Over the next several weeks I had to see Van Houten nearly every day to take additional tests and to fill in more paperwork. Every time I came into the recruiting station he offered me something to eat. What is more, he offered to take me along when he went jogging or did weight training in the gym of nearby Tinker Air Force Base. I accepted, joining him some thirty times at the gym. On each trip, he bought me coffee and a sandwich. Van Houten offered up a little information about himself. He was married and had three children and came from Lawton, Oklahoma. He was looking forward to returning to his regular military job as a surveyor at Fort Sill, Oklahoma, but for the time being he was stuck recruiting young Americans and working on a quota system. I can't remember exactly how many men he said he was required to recruit, but I believe it was about one person per week. He was stressed out about it and said he couldn't wait to return to his former job as a military surveyor.

“They rip up my ass if I don't make my quota,” Van Houten said.

For my medical and physical tests, I peed in a cup, gave blood, and was made to walk like a duck—knees bent and squatting low with my butt near the ground. I asked about that and was told the test would indicate if I was flat-footed. Apparently, you could not get into the military with flat feet. It seemed that they gave me every vaccination known to mankind, including eight shots against anthrax.

I was almost twenty-four when I applied, and I felt old compared to the bulk of the applicants, who appeared to be teenagers. Young men and women who were just seventeen were allowed to join if they had permission from their parents. I would say that about three-quarters of the applicants were men and one-quarter were women.

One day, a teenage girl entered the recruiting station and began to apply for entry to the army. A little later, a lieutenant colonel in military apparel burst through the door. All the soldiers and noncommissioned officers in the room jumped to their feet to salute him. Somebody whispered to me that he was in the marines. He swept by us all, grabbed his daughter by the arm, and shouted for all of us to hear, “There is no goddamn way that any daughter of mine is joining the fucking army.” He dragged her out the door and that was the last I saw of her.
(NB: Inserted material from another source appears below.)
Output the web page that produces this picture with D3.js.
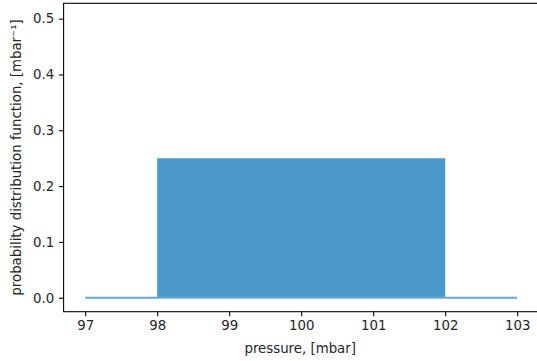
<!DOCTYPE html>
<html>
<head>
<meta charset="utf-8">
<script src="https://cdn.jsdelivr.net/npm/d3@7"></script>
<style>
  html, body { margin: 0; padding: 0; background: #fff; }
  svg { display: block; }
  text { font-family: "DejaVu Sans", sans-serif; fill: #262626; }
</style>
</head>
<body>
<svg id="chart" width="537" height="361"></svg>
<script>
// Data
const lineX = [97, 98, 102, 103];
const lineY = [0, 0, 0, 0];
const boxX = [98, 102];
const boxHeight = [0.25, 0.25];
const xTicks = [97, 98, 99, 100, 101, 102, 103];
const yTicks = [0.0, 0.1, 0.2, 0.3, 0.4, 0.5];
const xDomain = [96.7, 103.3];
const yDomain = [-0.025, 0.5275];

const svg = d3.select("#chart");
const L = 63.6, R = 538.8, T = 3.3, B = 311.7;
const FS = 13.33, TICK = 4.67;

const x = d3.scaleLinear().domain(xDomain).range([L, R]);
const y = d3.scaleLinear().domain(yDomain).range([B, T]);

// filled region
const area = d3.area().x(d => x(d[0])).y0(y(0)).y1(d => y(d[1]));
svg.append("path")
  .datum(boxX.map((v, i) => [v, boxHeight[i]]))
  .attr("d", area)
  .attr("fill", "#4b98ca");

// baseline line
const line = d3.line().x(d => x(d[0])).y(d => y(d[1]));
svg.append("path")
  .datum([[lineX[0], lineY[0]], [lineX[3], lineY[3]]])
  .attr("d", line)
  .attr("fill", "none")
  .attr("stroke", "#64aadc")
  .attr("stroke-width", 2);

// axes
const xAxis = d3.axisBottom(x).tickValues(xTicks).tickFormat(d3.format("d"))
  .tickSizeInner(TICK).tickSizeOuter(0).tickPadding(TICK);
const gx = svg.append("g").attr("transform", `translate(0,${B})`).call(xAxis);
gx.select(".domain").remove();
gx.selectAll(".tick line").attr("stroke", "#000").attr("stroke-width", 1.07);
gx.selectAll(".tick text").attr("font-size", FS).attr("font-family", "DejaVu Sans").attr("fill", "#262626");

const yAxis = d3.axisLeft(y).tickValues(yTicks).tickFormat(d3.format(".1f"))
  .tickSizeInner(TICK).tickSizeOuter(0).tickPadding(TICK);
const gy = svg.append("g").attr("transform", `translate(${L},0)`).call(yAxis);
gy.select(".domain").remove();
gy.selectAll(".tick line").attr("stroke", "#000").attr("stroke-width", 1.07);
gy.selectAll(".tick text").attr("font-size", FS).attr("font-family", "DejaVu Sans").attr("fill", "#262626");

// spines
svg.append("rect")
  .attr("x", L).attr("y", T).attr("width", R - L).attr("height", B - T)
  .attr("fill", "none").attr("stroke", "#000").attr("stroke-width", 1.07);

// labels
svg.append("text")
  .attr("x", (L + R) / 2 - 1).attr("y", 353)
  .attr("text-anchor", "middle").attr("font-size", FS)
  .text("pressure, [mbar]");

svg.append("text")
  .attr("transform", `translate(21,${(T + B) / 2}) rotate(-90)`)
  .attr("text-anchor", "middle").attr("font-size", FS)
  .text("probability distribution function, [mbar\u207B\u00B9]");
</script>
</body>
</html>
I had heard that marines and soldiers hated each other, but this was the first time I saw the emotion expressed openly.

Another time, at a military entrance processing station—a separate building to which I often had to go as my application inched forward in the army bureaucracy—I saw a poster on a wall that read: “Desertion in the time of war means death by a firing squad.”

I watched a young man and woman standing under the poster.

“Oh my God,” she said, “can they really do that?” I wondered the same thing as I was made to sign a paper saying that I had read and understood the poster.

Finally, in mid-April 2002—just a month shy of my twenty-fourth birthday—I learned from Van Houten that the army had cleared all of my medical tests and paperwork. I was fit to join the United States Army, he said, and I would do my country proud. He explained that I would receive $1,200 a month in salary and commit to a three-year contract. He did not tell me what I would learn only later—that the army could recall me anytime it wanted up to seven years after I signed up.

One last time, before signing, I asked Van Houten for reassurance that I would not be sent into combat and that I would be allowed to live with my family and work for the army in the United States.

“If World War Three breaks out and they are sending everybody overseas, then you could be required to do duty as well,” he said. “But even then, it would be unlikely. Because of your growing family, you would be the last person to be sent overseas.”

That seemed reasonable to me.

To seal the deal, Staff Sergeant Van Houten looked me in the eye, man to man, shook my hand, and said, “Soldier, you ain't got anything to worry about. You're going to be building bridges in the continental United States and home with your family every evening.”